Mi madre trazó un plan, un plan perfecto, el plan más perfecto que una madre ha trazado desde que existe vida en el globo terráqueo. El plan consistía en lo siguiente:

a) Me iría con mi abuelo a llevar al Imbécil al médico. ¿Qué por qué llevábamos al Imbécil al médico? Porque tenía mocos, pero daba igual, si no hubiera sido por los mocos hubiera sido por otra cosa, porque el Imbécil no sale del médico; es el típico niño que lo coge todo. ¿Por qué? Porque chupa toda la caca del suelo. Pero vamos a dejar esa historia. Si te contara las guarrerías que hace el Imbécil no podrías volver a comer en tu vida.

b) Mientras nosotros estábamos en el médico, mi madre iría al súper a comprar provisiones para la fastuosa merienda colosal.

c) A las seis de la tarde, en casa. Los invitados seríamos: mi padre, mi madre, la Luisa, el marido de la Luisa, yo y el Imbécil.

¡Qué rollo repollo de cumpleaños! Le pregunté a mi madre si se lo decía al abuelo de Yihad, pero mi madre se acordó de que mi abuelo había dicho que le daba corte invitar a un amigo viejo. Pues nada, sin amigo viejo.

Antes de salir de la habitación mi madre dijo:

—Y como me entere de que vuelves a tirar polvorones por la terraza, vas tú detrás.

Ya sabía yo que era imposible entrar a la habitación de mi madre y que no te la cargaras por algo. Bueno, había salido sano y salvo, sin cicatrices, no me podía quejar.

Tener un secreto tan gordo dentro de mi cerebro me ponía muy nervioso. Había momentos en que me parecía que no me cabía el secreto en la cabeza. Por la noche le dije dos o tres veces a mi abuelo cuando nos acostábamos:

—Abuelo, mañana es tu cumpleaños, pero jamás lo celebraremos.

Mi abuelo decía: «Pues bueno», y cerraba los ojos para dormirse. Hay veces que parece un terrible hombre impasible.

Al día siguiente le abrí las tripas a mi cerdo. Mi cerdo es una hucha de barro. Generalmente la gente rompe el cerdo cuando tiene la hucha llena; pero como yo nunca espero a tenerla llena y siempre quiero abrirla cuando suenan dos o tres monedas porque más no aguanto, mi padre le hizo una ranura secreta en la barriga y todos tan contentos: ni yo tengo que romper la hucha ni ellos tienen que comprarme una cada domingo.

Tenía ciento cincuenta pesetas. No era mucho. La verdad es que sólo llevaba ahorrando un fin de semana; eso no daba ni para comprar las bufandas esas a las que mi abuelo tenía tanto asco. Si hubiera tenido dinero me hubiera gustado comprarle una dentadura postiza. Es que la que tiene se la hicieron un pelín grande y como se ponga a comer algo duro es un desastre mundial: acaba por quitarse la dentadura con el trozo de carne clavado en sus dientes postizos.

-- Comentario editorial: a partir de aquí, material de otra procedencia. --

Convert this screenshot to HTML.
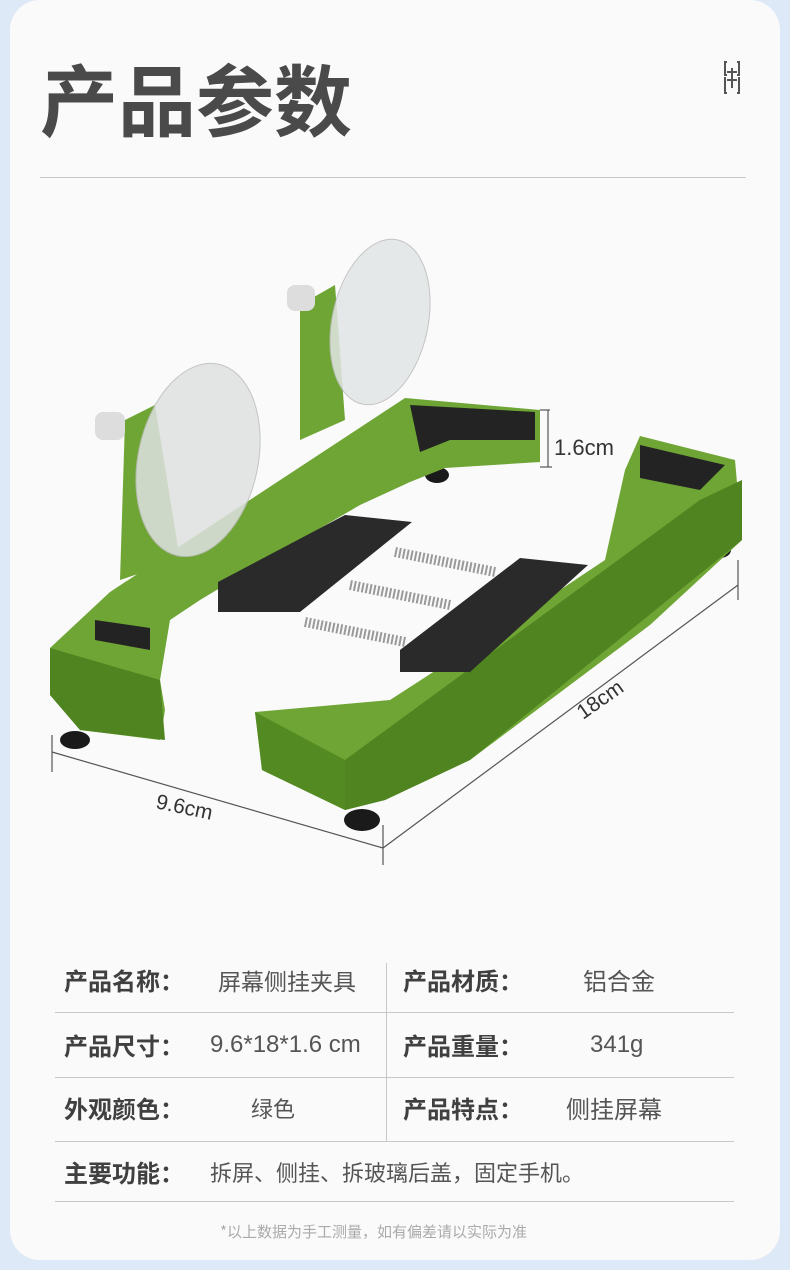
<!DOCTYPE html>
<html><head><meta charset="utf-8"><style>
html,body{margin:0;padding:0}
body{width:790px;height:1270px;background:#dde9f7;position:relative;overflow:hidden;font-family:"Liberation Sans","Noto Sans CJK SC",sans-serif}
.card{position:absolute;left:10px;top:0px;width:770px;height:1260px;background:#fafafa;border-radius:30px}
.t{position:absolute;color:#444}
h1{position:absolute;left:40px;top:52px;margin:0;font-size:78px;font-weight:bold;color:#4a4a4a;letter-spacing:0px;line-height:90px;font-family:"Noto Sans CJK SC",sans-serif}
.hr{position:absolute;height:1px;background:#c8c8c8}
.lab{position:absolute;font-size:24px;font-weight:bold;color:#404040;line-height:32px;font-family:"Noto Sans CJK SC",sans-serif}
.val{position:absolute;font-size:24px;color:#555;line-height:32px;font-family:"Noto Sans CJK SC",sans-serif}
</style></head><body>
<div class="card"></div>
<h1>产品参数</h1>
<svg style="position:absolute;left:722px;top:60px" width="24" height="36"><g stroke="#555" stroke-width="2" fill="none"><path d="M5 2H3V15H5M3 17V33H5M15 2H17V15H15M17 17V33H15M5 12H15M5 20H15M10 8V28"/></g></svg>
<div class="hr" style="left:40px;top:177px;width:706px"></div>

<svg style="position:absolute;left:0;top:190px" width="790" height="680" viewBox="0 190 790 680">
<g stroke="#555" stroke-width="1.2" fill="none">
<line x1="52" y1="752" x2="383" y2="848"/><line x1="52" y1="735" x2="52" y2="772"/><line x1="383" y1="825" x2="383" y2="865"/>
<line x1="383" y1="848" x2="738" y2="585"/><line x1="738" y1="560" x2="738" y2="600"/>
<line x1="540" y1="410" x2="550" y2="410"/><line x1="548" y1="410" x2="548" y2="467"/><line x1="540" y1="467" x2="552" y2="467"/>
</g>
<text x="155" y="808" font-size="21" fill="#333" transform="rotate(12 155 808)" font-family="Liberation Sans">9.6cm</text>
<text x="583" y="720" font-size="21" fill="#333" transform="rotate(-35 583 720)" font-family="Liberation Sans">18cm</text>
<text x="554" y="455" font-size="22" fill="#333" font-family="Liberation Sans">1.6cm</text>
<g fill="#1a1a1a"><ellipse cx="75" cy="740" rx="15" ry="9"/><ellipse cx="362" cy="820" rx="18" ry="11"/><ellipse cx="720" cy="550" rx="11" ry="8"/><ellipse cx="437" cy="475" rx="12" ry="8"/></g>
<polygon fill="#6ea534" points="50,648 110,592 405,398 540,410 540,462 445,468 410,482 360,505 300,540 200,600 170,620 160,680 165,710 160,740 80,730 50,695"/>
<polygon fill="#4f8420" points="50,648 160,680 165,740 80,730 50,695"/>
<polygon fill="#232323" points="410,405 535,412 535,440 450,440 420,452"/>
<polygon fill="#232323" points="95,620 150,628 150,650 95,640"/>
<polygon fill="#6ea534" points="255,712 390,700 560,590 605,560 625,470 640,436 735,460 742,540 650,625 470,760 385,800 345,810 262,770"/>
<polygon fill="#548a22" points="255,712 345,760 345,810 262,770"/>
<polygon fill="#4f8420" points="345,760 700,500 742,480 742,540 470,760 385,800 345,810"/>
<polygon fill="#232323" points="640,445 725,465 700,490 640,478"/>
<polygon fill="#2a2a2a" points="218,582 345,515 412,522 300,612 218,612"/>
<polygon fill="#2a2a2a" points="400,650 520,558 588,565 470,672 400,672"/>
<g stroke="#999" stroke-width="10" stroke-dasharray="2 2"><line x1="395" y1="552" x2="495" y2="572"/><line x1="350" y1="585" x2="450" y2="605"/><line x1="305" y1="622" x2="405" y2="642"/></g>
<polygon fill="#6ea534" points="125,420 155,405 180,560 120,580"/>
<polygon fill="#6ea534" points="300,305 335,285 345,420 300,440"/>
<ellipse cx="198" cy="460" rx="60" ry="98" fill="#dfe2e2" stroke="#bbb" opacity="0.85" transform="rotate(12 198 460)"/>
<ellipse cx="380" cy="322" rx="48" ry="84" fill="#e2e5e5" stroke="#bbb" opacity="0.85" transform="rotate(12 380 322)"/>
<rect x="95" y="412" width="30" height="28" rx="8" fill="#ddd"/>
<rect x="287" y="285" width="28" height="26" rx="8" fill="#ddd"/>
</svg>

<div class="hr" style="left:55px;top:1012px;width:679px"></div>
<div class="hr" style="left:55px;top:1077px;width:679px"></div>
<div class="hr" style="left:55px;top:1141px;width:679px"></div>
<div class="hr" style="left:55px;top:1201px;width:679px"></div>
<div style="position:absolute;left:386px;top:963px;width:1px;height:178px;background:#c8c8c8"></div>
<div class="lab" style="left:64px;top:964px">产品名称：</div>
<div class="val" style="left:218px;top:964px;font-size:23px">屏幕侧挂夹具</div>
<div class="lab" style="left:403px;top:964px">产品材质：</div>
<div class="val" style="left:583px;top:964px">铝合金</div>
<div class="lab" style="left:64px;top:1029px">产品尺寸：</div>
<div class="val" style="left:210px;top:1029px;font-family:'Liberation Sans',sans-serif">9.6*18*1.6 cm</div>
<div class="lab" style="left:403px;top:1029px">产品重量：</div>
<div class="val" style="left:590px;top:1029px;font-family:'Liberation Sans',sans-serif">341g</div>
<div class="lab" style="left:64px;top:1092px">外观颜色：</div>
<div class="val" style="left:251px;top:1092px;font-size:22px">绿色</div>
<div class="lab" style="left:403px;top:1092px">产品特点：</div>
<div class="val" style="left:566px;top:1092px">侧挂屏幕</div>
<div class="lab" style="left:64px;top:1156px">主要功能：</div>
<div class="val" style="left:210px;top:1156px;font-size:22px">拆屏、侧挂、拆玻璃后盖，固定手机。</div>
<div class="t" style="left:220px;top:1221px;font-size:15px;color:#aaa;font-family:'Noto Sans CJK SC',sans-serif">*以上数据为手工测量，如有偏差请以实际为准</div>
</body></html>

Me llevé las ciento cincuenta pesetas al colegio. Estaba a punto de gastármelas en el Puesto Azul —el Puesto Azul es el puesto del señor Mariano, que tiene todas las chucherías conocidas en uno y otro confín—, en una bolsa de canicas rojas que le han traído al señor Mariano desde China; pero me eché para atrás porque desde que el Imbécil estuvo a punto de ahogarse con mis canicas, mi madre las tiene bastante prohibidas. Nada de canicas. Luego vi unos sobres que tiene de indios, pero es que los indios del señor Mariano no se tienen de pie, y a mí me gusta que se tengan de pie para hacer una montaña con el cojín y poner a todos los indios asomando sus plumas por detrás, como en las películas. Nada de indios. Luego vi una peonza, pero ya tenía. Un yoyó, ya tenía… ¿A que no sabes lo que vi de repente, sin previo aviso? Una dentadura de Drácula. No tenía dinero para una dentadura de dentista, pero sí para comprarle a mi abuelo una de Drácula. Me gastaría el dinero en mi abuelo. En ese momento fui la mejor persona que he conocido en mi vida, sin exagerar. Fui como ese niño del cuento que es capaz de morir por salvar a su abuelo. Menos mal que yo no me veía en la obligación de morir, porque, la verdad, eso me lo hubiera pensado dos veces.